* DATA LINES
◇ ◇ ◇ ◇ ◇ ◇ ◇

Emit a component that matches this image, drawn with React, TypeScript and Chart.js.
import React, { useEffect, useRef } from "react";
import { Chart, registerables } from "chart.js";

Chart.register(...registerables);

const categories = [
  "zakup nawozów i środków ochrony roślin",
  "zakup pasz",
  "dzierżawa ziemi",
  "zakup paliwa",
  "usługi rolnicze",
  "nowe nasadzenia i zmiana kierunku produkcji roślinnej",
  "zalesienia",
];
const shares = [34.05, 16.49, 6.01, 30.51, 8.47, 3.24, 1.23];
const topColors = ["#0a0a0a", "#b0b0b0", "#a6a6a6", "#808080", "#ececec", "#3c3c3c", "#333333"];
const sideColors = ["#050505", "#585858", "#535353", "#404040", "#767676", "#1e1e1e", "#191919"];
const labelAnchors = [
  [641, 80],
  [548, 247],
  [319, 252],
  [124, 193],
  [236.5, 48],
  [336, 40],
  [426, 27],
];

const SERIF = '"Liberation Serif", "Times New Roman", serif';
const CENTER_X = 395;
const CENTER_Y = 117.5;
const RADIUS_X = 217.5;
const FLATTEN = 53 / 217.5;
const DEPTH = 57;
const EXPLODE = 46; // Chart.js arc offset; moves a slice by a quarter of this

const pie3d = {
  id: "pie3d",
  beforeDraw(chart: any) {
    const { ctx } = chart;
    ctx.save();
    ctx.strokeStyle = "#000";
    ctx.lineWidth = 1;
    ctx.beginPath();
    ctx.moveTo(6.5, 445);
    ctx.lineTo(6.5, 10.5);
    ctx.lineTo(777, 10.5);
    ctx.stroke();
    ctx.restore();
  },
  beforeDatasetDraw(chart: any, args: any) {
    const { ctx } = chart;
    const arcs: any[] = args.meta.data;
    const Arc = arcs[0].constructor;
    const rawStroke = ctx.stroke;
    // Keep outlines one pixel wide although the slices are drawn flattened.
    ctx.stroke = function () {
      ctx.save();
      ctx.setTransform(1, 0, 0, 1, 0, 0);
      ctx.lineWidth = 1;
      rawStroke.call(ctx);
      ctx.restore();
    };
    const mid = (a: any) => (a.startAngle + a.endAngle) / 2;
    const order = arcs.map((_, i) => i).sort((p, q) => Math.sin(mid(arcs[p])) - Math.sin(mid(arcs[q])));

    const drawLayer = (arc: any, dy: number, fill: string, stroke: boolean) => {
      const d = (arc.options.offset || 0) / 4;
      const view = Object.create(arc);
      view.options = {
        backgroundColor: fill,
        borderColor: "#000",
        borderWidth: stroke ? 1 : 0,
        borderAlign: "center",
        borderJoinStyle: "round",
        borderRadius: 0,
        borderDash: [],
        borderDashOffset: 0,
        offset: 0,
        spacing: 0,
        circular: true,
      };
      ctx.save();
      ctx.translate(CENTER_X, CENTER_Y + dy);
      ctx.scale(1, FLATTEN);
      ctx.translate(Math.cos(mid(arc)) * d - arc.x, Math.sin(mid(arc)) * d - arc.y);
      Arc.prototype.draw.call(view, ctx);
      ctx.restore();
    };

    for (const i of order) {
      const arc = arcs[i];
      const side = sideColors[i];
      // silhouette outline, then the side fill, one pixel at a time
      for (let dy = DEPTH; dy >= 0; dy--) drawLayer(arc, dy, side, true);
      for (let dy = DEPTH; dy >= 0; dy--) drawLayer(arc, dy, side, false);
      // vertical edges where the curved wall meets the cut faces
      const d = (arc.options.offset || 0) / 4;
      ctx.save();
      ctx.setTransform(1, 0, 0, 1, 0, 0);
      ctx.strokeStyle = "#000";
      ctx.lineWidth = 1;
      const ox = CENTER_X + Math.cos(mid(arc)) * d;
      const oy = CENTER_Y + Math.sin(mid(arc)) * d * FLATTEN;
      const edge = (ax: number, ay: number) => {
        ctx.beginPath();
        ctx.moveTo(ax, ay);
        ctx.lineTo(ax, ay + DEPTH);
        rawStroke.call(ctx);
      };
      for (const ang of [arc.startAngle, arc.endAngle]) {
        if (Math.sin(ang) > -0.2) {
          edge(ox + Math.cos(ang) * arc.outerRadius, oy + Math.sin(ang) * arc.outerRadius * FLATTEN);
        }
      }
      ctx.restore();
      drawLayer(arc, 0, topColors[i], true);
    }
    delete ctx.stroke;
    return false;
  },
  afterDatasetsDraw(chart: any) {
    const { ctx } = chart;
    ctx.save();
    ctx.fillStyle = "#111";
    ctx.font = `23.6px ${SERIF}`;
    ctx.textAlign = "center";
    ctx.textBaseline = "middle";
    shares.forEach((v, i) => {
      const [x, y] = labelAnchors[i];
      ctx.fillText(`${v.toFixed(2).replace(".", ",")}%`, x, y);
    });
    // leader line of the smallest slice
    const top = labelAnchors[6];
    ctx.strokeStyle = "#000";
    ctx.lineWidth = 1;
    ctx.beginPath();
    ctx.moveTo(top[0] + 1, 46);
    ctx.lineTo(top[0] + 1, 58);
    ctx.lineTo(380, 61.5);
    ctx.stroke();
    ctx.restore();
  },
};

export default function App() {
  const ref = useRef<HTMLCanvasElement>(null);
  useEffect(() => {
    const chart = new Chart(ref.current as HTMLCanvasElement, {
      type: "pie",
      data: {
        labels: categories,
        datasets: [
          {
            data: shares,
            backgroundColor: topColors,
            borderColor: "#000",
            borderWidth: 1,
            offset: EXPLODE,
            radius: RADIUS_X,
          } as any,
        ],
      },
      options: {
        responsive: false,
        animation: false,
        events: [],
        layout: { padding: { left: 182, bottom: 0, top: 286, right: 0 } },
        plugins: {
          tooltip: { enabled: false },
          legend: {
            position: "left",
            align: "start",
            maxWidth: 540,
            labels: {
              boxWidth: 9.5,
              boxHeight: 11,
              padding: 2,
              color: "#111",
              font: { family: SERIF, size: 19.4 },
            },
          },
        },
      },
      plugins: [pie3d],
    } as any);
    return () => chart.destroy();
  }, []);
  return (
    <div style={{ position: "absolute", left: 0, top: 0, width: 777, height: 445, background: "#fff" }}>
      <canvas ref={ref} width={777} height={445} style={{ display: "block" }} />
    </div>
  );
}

◇ ◇ ◇ ◇ ◇ ◇ ◇

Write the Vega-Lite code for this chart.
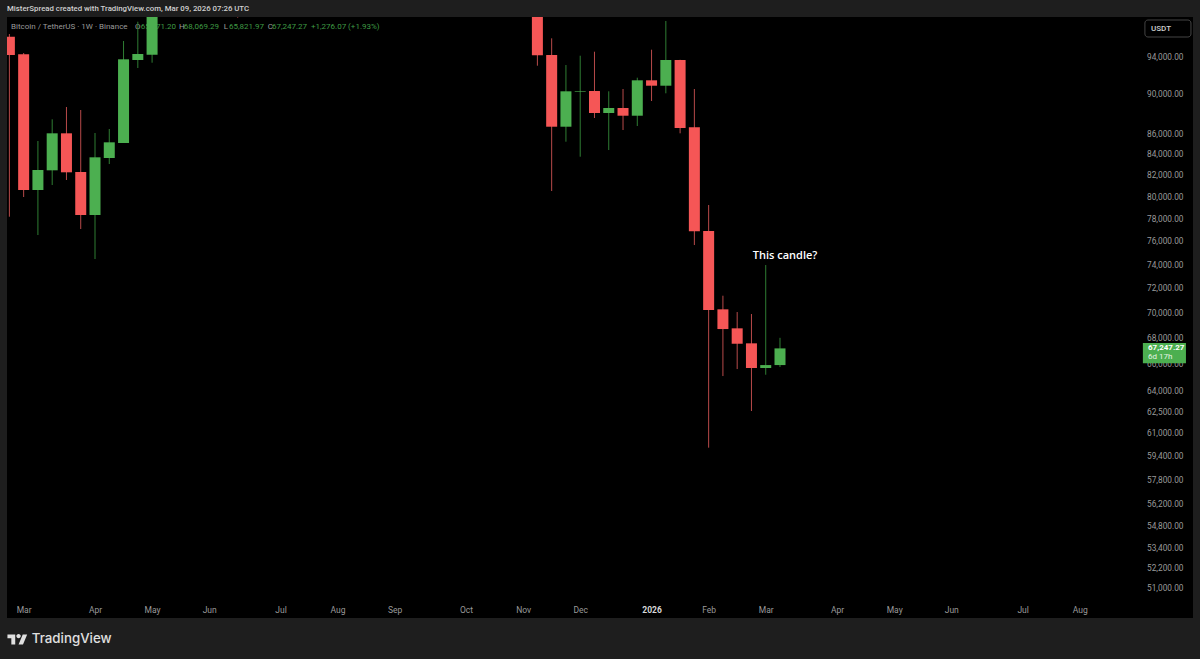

◇ ◇ ◇ ◇ ◇ ◇ ◇

* WHAT TO DO
All lines in the listing above from the line containing "Emit a component" to the line containing "const EXPLODE = 46;", inclusive, should be retyped exactly; no other lines should appear.

* REPLY
Emit a component that matches this image, drawn with React, TypeScript and Chart.js.
import React, { useEffect, useRef } from "react";
import { Chart, registerables } from "chart.js";

Chart.register(...registerables);

const categories = [
  "zakup nawozów i środków ochrony roślin",
  "zakup pasz",
  "dzierżawa ziemi",
  "zakup paliwa",
  "usługi rolnicze",
  "nowe nasadzenia i zmiana kierunku produkcji roślinnej",
  "zalesienia",
];
const shares = [34.05, 16.49, 6.01, 30.51, 8.47, 3.24, 1.23];
const topColors = ["#0a0a0a", "#b0b0b0", "#a6a6a6", "#808080", "#ececec", "#3c3c3c", "#333333"];
const sideColors = ["#050505", "#585858", "#535353", "#404040", "#767676", "#1e1e1e", "#191919"];
const labelAnchors = [
  [641, 80],
  [548, 247],
  [319, 252],
  [124, 193],
  [236.5, 48],
  [336, 40],
  [426, 27],
];

const SERIF = '"Liberation Serif", "Times New Roman", serif';
const CENTER_X = 395;
const CENTER_Y = 117.5;
const RADIUS_X = 217.5;
const FLATTEN = 53 / 217.5;
const DEPTH = 57;
const EXPLODE = 46; // Chart.js arc offset; moves a slice by a quarter of this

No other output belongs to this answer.